I now know that having children, and everything they facilitate, is my purpose. Now that I can fully own that, I can focus on the simple business of finding more peace with it and from that peace ultimately joy. Because it’s not a given, being happy and joyful, I mean. It takes work, even with these little beings of pure light and love as my example, it takes a lot of work just to be happy some days.
I want to relish again in the inspiration and ease that comes with only doing that which is truly meaningful and important. That flow and synchronicity was the hallmark of my time running my last business. But mostly I want peace, an even deeper peace that I can call up within me, surround myself with and extend to those around me in those testing times, when all is not rosy in the garden and all is not well with the world.
The world is so deeply troubled and if I am to help raise peacemakers of the future, in whatever form they take, then that peace must be sure within myself and be the pad-stones of our home life.
At the moment it’s more like the crazy lady has visited and settled in for the duration and my poor family don’t know if they are coming or going.
I’m also doing this because, since leaving the corporate world behind some 15 years ago, I have firmly and consciously put wellbeing at the heart of who I am and what I do. I have been given a very clear signal that all is not as well as it could be. If I am to continue to put health and wellness within the heart of our family, I need to pay attention to that.
But why write about it? I could go on this little journey by myself as I have done in the past. There is something within me that leans away from all this vacuous self-disclosure that seems to be the hallmark of our social-media-obsessed times.
Writing, like motherhood, is the other thing I have resisted hugely in my life and that tells me it must be important.
I am surrounded by writers. I always have been and that’s no coincidence. It’s so hilarious to me that my husband only started writing in January 2013 and since then he has written some 25 novels. I knew I wanted to be a writer since childhood and instead I got really, really expert at procrastination. I repeatedly resist what might possibly be one of my greatest joys. Heck, I even ran really successful master-classes on how to write your book.
Partly I’m writing about it because I realise that it’s been a long time since I was brave and that saddens me. I am writing because the incongruence of not writing is too painful. I am writing because honestly, I think the world has gone a bit crazy with all the glorification of being busy. I hope in some small way to offer my voice as encouragement to those who seek a different path. Those who recognise that it’s ok not to buy into the mindless accumulation of stuff but rather seek a more fulfilled and meaningful life.

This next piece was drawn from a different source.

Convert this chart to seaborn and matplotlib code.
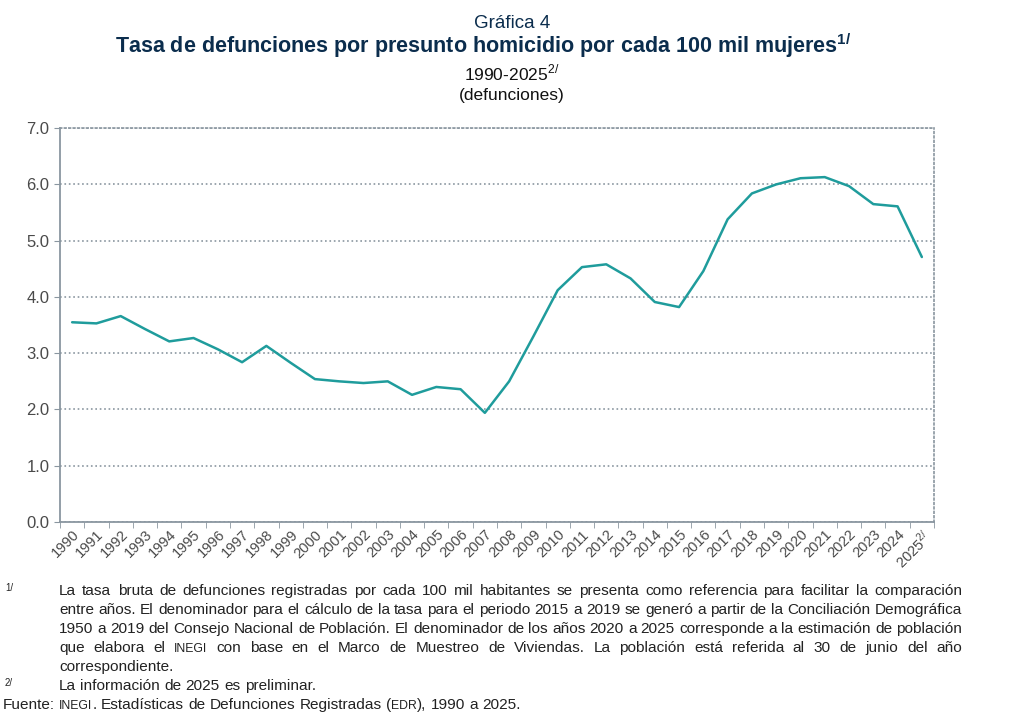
import re
import matplotlib
matplotlib.use('Agg')
import matplotlib.pyplot as plt
import seaborn as sns
import pandas as pd
from matplotlib.ticker import MultipleLocator, FixedLocator

anios = [str(a) for a in range(1990, 2026)]
tasa = [3.55, 3.53, 3.66, 3.43, 3.21, 3.27, 3.07, 2.84, 3.13, 2.83,
        2.54, 2.50, 2.47, 2.50, 2.26, 2.40, 2.36, 1.94, 2.50, 3.30,
        4.12, 4.53, 4.58, 4.33, 3.91, 3.82, 4.46, 5.38, 5.84, 6.00,
        6.11, 6.13, 5.97, 5.65, 5.61, 4.71]
etiquetas = anios[:-1] + ['2025$^{\\mathregular{2/}}$']

# notas al pie ({...} = versalitas)
nota1 = ['La tasa bruta de defunciones registradas por cada 100 mil habitantes se presenta como referencia para facilitar la comparación',
         'entre años. El denominador para el cálculo de la tasa para el periodo 2015 a 2019 se generó a partir de la Conciliación Demográfica',
         '1950 a 2019 del Consejo Nacional de Población. El denominador de los años 2020 a 2025 corresponde a la estimación de población',
         'que elabora el {INEGI} con base en el Marco de Muestreo de Viviendas. La población está referida al 30 de junio del año',
         'correspondiente.']
nota2 = 'La información de 2025 es preliminar.'
fuente = 'Fuente: {INEGI}. Estadísticas de Defunciones Registradas ({EDR}), 1990 a 2025.'

dados = pd.DataFrame({'pos': range(len(anios)), 'anio': anios, 'tasa': tasa})

sns.set_style('white')
plt.rcParams['font.family'] = ['Liberation Sans', 'DejaVu Sans']
plt.rcParams['mathtext.fontset'] = 'custom'
plt.rcParams['mathtext.rm'] = 'Liberation Sans'

W, H = 1024, 720
fig = plt.figure(figsize=(W / 100, H / 100), dpi=100)
ax = fig.add_axes([0.0586, 0.275, 0.8535, 0.547])

sns.lineplot(x='pos', y='tasa', data=dados, color='#1f9c9c', linewidth=1.8, ax=ax)

ax.set_xlim(-0.5, len(anios) - 0.5)
ax.set_ylim(0, 7)
ax.yaxis.set_major_locator(MultipleLocator(1))
ax.set_yticklabels([f'{v:.1f}' for v in ax.get_yticks()], fontsize=12, color='#4a4a4a')
ax.grid(axis='y', linestyle=':', color='#8a96a0', linewidth=1.2)

ax.set_xticks(range(len(anios)))
ax.set_xticklabels(etiquetas, rotation=45, ha='right', rotation_mode='anchor', fontsize=10.5,
                   color='#4a4a4a')
ax.xaxis.set_minor_locator(FixedLocator([i - 0.5 for i in range(len(anios) + 1)]))
ax.tick_params(axis='x', which='major', length=0, pad=4)
ax.tick_params(axis='x', which='minor', length=4, color='#8a96a0', bottom=True)
ax.tick_params(axis='y', length=4, color='#8a96a0', left=True)
ax.set_xlabel('')
ax.set_ylabel('')

for lado in ['left', 'bottom']:
    ax.spines[lado].set_color('#8a96a0')
    ax.spines[lado].set_linewidth(1.3)
for lado in ['top', 'right']:
    ax.spines[lado].set_color('#8a96a0')
    ax.spines[lado].set_linestyle(':')
    ax.spines[lado].set_linewidth(1.2)

# titulos
fig.text(0.5, 0.968, 'Gráfica 4', ha='center', va='center', fontsize=13.5, color='#0b2d4d')
fig.text(0.472, 0.936, 'Tasa de defunciones por presunto homicidio por cada 100 mil mujeres$^{\\mathregular{1/}}$',
         ha='center', va='center', fontsize=15.5, fontweight='bold', color='#0b2d4d')
fig.text(0.5, 0.899, '1990-2025$^{\\mathregular{2/}}$', ha='center', va='center', fontsize=12.5,
         color='#111111')
fig.text(0.5, 0.868, '(defunciones)', ha='center', va='center', fontsize=12.5, color='#111111')

# notas al pie, justificadas palabra por palabra
tam, tam_chico, color_nota = 11.1, 8.8, '#222222'
r = fig.canvas.get_renderer()


def ancho(texto, size):
    # ancho de avance: se mide entre dos letras para no perder los espacios laterales
    t1 = fig.text(0, 0, 'a' + texto + 'a', fontsize=size)
    t2 = fig.text(0, 0, 'aa', fontsize=size)
    w = t1.get_window_extent(renderer=r).width - t2.get_window_extent(renderer=r).width
    t1.remove()
    t2.remove()
    return w


def partes(palabra):
    out = []
    for trozo in re.split(r'(\{[^}]*\})', palabra):
        if not trozo:
            continue
        if trozo.startswith('{'):
            out.append((trozo[1:-1], tam_chico))
        else:
            out.append((trozo, tam))
    return out


def escribir(linea, y, x0, x1=None):
    piezas = [partes(p) for p in linea.split(' ')]
    anchos = [sum(ancho(t, s) for t, s in pz) for pz in piezas]
    if x1 is None or len(piezas) < 2:
        hueco = ancho(' ', tam)
    else:
        hueco = (x1 - x0 - sum(anchos)) / (len(piezas) - 1)
    x = x0
    for pz, a in zip(piezas, anchos):
        xx = x
        for t, s in pz:
            fig.text(xx / W, 1 - y / H, t, fontsize=s, va='baseline', color=color_nota)
            xx += ancho(t, s)
        x += a + hueco


x_texto, x_fin = 59, 962
base0, paso = 595, 19
for i, linea in enumerate(nota1):
    escribir(linea, base0 + i * paso, x_texto, x_fin if i < len(nota1) - 1 else None)
escribir(nota2, base0 + 5 * paso, x_texto)
escribir(fuente, base0 + 6 * paso, 3)
fig.text(5 / W, 1 - (base0 - 4) / H, '1/', fontsize=7, va='baseline', color=color_nota)
fig.text(5 / W, 1 - (base0 + 5 * paso - 4) / H, '2/', fontsize=7, va='baseline', color=color_nota)

plt.savefig('out.png', dpi=100)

I am writing as I have to be able to look my children in the eye, as a whole person, who really is doing their best to live into the best version of themselves, not just someone who thinks they are.
Making this deeper connection involves so many things, finding and connecting with my tribe, keeping it real, living with ever present vulnerability, and being still enough, for long enough to hear the still quiet voice of my heart when it speaks to me. How I will manage that last part with two kids along for the ride who knows, but I’m up for the challenge.
So I have no firm idea really where we will go on this little excursion, it is an unfolding path. But it will involve delving deeply into each day with a fresh perspective, one with simplicity and joy as its focus.